Peace is at the heart of the way of Jesus. As followers of Jesus in a divided and violent world, we are committed to finding nonviolent alternatives and to learning how to make peace between individuals, within and among churches, in society, and between nations. It’s not just about peace between entities, but in laying down one’s life for another, loving one’s enemy, we also seek to embody an inner peace. We seek to have the peace and presence of mind to see our way to acts of compassion marked by ‘let-go-ness’, ‘let-be-ness’, ‘let-come-ness’ and ‘thy-will-be-done-ness’. This peace results in the relinquishing of the self, accepting of God’s will for peace on earth and the clarity to see what direction this leads.
Care for Creation
As a community, we want to be people who care for the natural world. Our alignment with the way of Jesus must include a respect for God through how we interact with the Earth and the universe. To be a follower of Jesus is to respect the created order and to work towards a way of living that seeks to prevent activities that are harmful and to participate in activities that further Jesus’ work of reconciliation of all of creation to God.
Stand with the Other
The pinnacle of the way of Jesus is ‘enemy’ love. In our twenty first century context, however, one might simply claim ‘I do not have enemies – I love everyone.’ Whilst a claim like this may be genuine, it does not take long for the best of us to realise how difficult it is to spend time with those that are ‘other’ to us, let alone to become friends, to love them, to fight for their interests and to give self-sacrificially to their cause.
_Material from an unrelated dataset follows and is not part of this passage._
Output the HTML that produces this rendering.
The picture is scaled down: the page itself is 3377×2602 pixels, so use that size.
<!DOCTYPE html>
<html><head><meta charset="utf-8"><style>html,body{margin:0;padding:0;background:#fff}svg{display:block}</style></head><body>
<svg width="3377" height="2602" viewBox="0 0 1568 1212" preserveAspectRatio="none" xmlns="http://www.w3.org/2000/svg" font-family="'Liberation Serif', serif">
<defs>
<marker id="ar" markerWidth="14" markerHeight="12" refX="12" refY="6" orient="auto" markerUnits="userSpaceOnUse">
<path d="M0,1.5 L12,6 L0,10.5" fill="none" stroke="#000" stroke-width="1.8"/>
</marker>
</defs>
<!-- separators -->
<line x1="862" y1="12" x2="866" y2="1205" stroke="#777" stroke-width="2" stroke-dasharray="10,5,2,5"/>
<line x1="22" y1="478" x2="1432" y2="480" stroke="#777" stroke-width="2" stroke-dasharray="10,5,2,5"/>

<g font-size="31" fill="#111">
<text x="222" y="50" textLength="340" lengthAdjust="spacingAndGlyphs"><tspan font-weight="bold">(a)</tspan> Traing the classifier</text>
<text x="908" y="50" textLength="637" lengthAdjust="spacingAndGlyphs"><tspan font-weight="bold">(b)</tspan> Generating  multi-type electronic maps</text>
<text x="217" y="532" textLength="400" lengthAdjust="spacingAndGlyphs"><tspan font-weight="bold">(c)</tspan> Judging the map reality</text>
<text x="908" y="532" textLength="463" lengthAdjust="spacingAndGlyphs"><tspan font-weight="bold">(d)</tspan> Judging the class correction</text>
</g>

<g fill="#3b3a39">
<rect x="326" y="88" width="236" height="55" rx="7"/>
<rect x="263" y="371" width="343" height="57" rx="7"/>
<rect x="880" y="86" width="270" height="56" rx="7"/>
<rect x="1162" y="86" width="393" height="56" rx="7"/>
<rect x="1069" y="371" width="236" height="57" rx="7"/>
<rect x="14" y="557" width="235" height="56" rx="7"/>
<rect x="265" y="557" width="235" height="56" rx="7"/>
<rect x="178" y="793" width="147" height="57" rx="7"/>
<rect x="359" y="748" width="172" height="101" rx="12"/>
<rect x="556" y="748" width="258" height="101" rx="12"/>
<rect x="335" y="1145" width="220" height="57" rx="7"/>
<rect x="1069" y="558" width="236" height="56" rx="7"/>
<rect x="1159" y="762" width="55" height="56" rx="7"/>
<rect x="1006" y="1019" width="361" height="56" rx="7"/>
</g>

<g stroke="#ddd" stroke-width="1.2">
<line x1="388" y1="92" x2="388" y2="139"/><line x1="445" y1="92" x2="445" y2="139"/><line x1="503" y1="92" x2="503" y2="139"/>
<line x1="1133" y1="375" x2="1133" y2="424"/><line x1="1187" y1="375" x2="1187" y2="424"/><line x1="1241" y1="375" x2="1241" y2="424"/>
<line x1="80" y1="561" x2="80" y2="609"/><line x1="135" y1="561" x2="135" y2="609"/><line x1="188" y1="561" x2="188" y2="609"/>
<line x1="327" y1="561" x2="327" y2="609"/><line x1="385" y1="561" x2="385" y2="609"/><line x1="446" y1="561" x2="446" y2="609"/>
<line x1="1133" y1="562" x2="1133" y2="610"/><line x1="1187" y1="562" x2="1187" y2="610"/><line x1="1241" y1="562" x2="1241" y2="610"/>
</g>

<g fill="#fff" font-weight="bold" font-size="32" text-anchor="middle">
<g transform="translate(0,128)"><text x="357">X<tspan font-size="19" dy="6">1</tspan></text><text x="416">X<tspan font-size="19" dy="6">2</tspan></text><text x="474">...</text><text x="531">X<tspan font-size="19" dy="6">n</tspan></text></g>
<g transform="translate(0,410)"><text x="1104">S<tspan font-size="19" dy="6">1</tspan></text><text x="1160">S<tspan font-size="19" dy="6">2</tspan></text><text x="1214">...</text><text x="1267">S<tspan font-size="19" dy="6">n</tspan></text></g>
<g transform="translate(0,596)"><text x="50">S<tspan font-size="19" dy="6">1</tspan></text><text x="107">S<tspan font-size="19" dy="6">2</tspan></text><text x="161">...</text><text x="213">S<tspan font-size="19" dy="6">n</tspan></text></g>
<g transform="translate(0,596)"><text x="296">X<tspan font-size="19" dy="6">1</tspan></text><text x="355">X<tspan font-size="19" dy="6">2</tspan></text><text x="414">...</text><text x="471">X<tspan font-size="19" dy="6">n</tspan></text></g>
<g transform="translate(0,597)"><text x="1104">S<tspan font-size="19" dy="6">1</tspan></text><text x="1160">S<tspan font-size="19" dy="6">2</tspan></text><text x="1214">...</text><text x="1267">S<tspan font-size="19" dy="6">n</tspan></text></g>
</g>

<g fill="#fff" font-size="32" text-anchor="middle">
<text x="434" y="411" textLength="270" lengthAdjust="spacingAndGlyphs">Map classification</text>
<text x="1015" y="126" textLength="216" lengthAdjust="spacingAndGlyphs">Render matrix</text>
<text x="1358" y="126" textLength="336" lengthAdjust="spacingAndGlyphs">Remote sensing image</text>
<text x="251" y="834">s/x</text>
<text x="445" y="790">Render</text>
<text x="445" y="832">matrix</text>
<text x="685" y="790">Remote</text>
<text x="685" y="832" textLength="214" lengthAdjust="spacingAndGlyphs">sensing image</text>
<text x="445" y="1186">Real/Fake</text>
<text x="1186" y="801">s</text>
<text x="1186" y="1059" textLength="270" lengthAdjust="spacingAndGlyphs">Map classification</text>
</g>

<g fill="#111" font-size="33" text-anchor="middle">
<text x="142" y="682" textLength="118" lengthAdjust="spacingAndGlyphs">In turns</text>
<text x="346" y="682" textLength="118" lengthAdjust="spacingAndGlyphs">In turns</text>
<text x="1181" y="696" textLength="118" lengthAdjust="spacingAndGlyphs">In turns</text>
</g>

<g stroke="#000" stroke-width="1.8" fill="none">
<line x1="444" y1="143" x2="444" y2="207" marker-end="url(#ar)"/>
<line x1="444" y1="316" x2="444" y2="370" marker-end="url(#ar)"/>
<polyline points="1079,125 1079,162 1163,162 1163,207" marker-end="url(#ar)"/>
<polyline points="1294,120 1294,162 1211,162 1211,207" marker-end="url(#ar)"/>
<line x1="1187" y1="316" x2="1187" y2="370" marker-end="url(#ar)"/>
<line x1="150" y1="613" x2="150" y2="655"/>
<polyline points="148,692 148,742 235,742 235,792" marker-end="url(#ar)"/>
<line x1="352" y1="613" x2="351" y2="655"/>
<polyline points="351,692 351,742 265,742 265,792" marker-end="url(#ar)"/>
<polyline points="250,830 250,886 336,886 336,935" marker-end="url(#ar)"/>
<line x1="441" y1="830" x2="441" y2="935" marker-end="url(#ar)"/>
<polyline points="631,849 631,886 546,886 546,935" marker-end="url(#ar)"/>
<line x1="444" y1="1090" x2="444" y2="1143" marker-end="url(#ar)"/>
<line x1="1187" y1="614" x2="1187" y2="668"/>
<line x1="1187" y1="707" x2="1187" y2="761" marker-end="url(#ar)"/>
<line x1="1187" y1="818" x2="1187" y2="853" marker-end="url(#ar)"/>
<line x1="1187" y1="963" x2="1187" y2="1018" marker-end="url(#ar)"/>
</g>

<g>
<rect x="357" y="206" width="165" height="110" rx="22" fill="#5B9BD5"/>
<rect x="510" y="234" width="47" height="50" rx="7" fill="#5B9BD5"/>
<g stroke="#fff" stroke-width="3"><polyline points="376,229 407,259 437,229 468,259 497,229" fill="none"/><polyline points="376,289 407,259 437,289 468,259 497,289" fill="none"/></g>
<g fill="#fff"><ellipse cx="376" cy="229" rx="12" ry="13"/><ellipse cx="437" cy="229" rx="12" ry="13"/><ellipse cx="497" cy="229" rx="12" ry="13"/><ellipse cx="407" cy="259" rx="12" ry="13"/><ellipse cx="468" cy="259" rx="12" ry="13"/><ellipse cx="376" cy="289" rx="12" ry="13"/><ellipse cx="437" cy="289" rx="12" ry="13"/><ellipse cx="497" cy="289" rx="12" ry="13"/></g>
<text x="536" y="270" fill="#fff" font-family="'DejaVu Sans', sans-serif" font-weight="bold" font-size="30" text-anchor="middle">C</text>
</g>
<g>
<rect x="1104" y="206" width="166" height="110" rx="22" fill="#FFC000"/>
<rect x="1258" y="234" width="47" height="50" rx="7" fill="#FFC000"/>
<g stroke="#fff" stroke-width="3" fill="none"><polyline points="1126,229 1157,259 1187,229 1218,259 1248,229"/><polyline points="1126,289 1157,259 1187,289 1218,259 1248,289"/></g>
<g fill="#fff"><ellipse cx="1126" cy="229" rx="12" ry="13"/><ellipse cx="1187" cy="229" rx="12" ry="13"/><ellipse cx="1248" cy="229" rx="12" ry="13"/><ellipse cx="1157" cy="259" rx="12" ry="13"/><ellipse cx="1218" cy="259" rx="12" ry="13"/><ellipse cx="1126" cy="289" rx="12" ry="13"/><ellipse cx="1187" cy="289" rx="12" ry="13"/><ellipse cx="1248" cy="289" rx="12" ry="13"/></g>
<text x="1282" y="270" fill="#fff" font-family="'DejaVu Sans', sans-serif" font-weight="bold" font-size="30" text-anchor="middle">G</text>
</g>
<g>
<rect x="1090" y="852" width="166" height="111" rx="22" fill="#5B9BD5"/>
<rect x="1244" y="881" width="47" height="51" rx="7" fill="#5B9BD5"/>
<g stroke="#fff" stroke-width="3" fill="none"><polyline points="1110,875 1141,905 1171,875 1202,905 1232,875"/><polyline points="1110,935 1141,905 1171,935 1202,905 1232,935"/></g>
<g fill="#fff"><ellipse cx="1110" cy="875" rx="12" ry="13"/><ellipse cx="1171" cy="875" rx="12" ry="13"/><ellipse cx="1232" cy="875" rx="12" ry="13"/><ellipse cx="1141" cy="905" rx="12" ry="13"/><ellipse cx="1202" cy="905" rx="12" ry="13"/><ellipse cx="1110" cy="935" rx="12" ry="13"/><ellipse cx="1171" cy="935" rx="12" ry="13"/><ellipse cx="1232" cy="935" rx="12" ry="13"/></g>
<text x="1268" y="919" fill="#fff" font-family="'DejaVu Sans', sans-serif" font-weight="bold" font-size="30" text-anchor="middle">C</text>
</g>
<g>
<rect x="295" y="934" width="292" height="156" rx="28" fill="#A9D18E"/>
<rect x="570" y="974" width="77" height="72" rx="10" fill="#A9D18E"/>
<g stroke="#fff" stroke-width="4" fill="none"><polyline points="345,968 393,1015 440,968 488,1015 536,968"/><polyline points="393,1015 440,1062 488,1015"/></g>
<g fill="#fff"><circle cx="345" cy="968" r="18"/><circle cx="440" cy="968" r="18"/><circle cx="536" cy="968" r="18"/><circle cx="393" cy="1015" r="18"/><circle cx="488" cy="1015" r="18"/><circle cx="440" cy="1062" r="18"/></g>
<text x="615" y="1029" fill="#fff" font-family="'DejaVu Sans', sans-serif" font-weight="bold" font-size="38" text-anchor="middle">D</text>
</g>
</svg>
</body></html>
Our society separates us into ‘like’ groups in attempt to maintain order, stability and economic progress. Yet once we begin to cross these barriers and blur these lines, to stand with those who are ‘other’ to us and to truly see all humans as equal, the way Jesus calls us to, it is then that we see the Kingdom of God in our midst. We particularly want to add our voices to those who do not have a voice and to ‘stand with the other’ in need wherever we find them.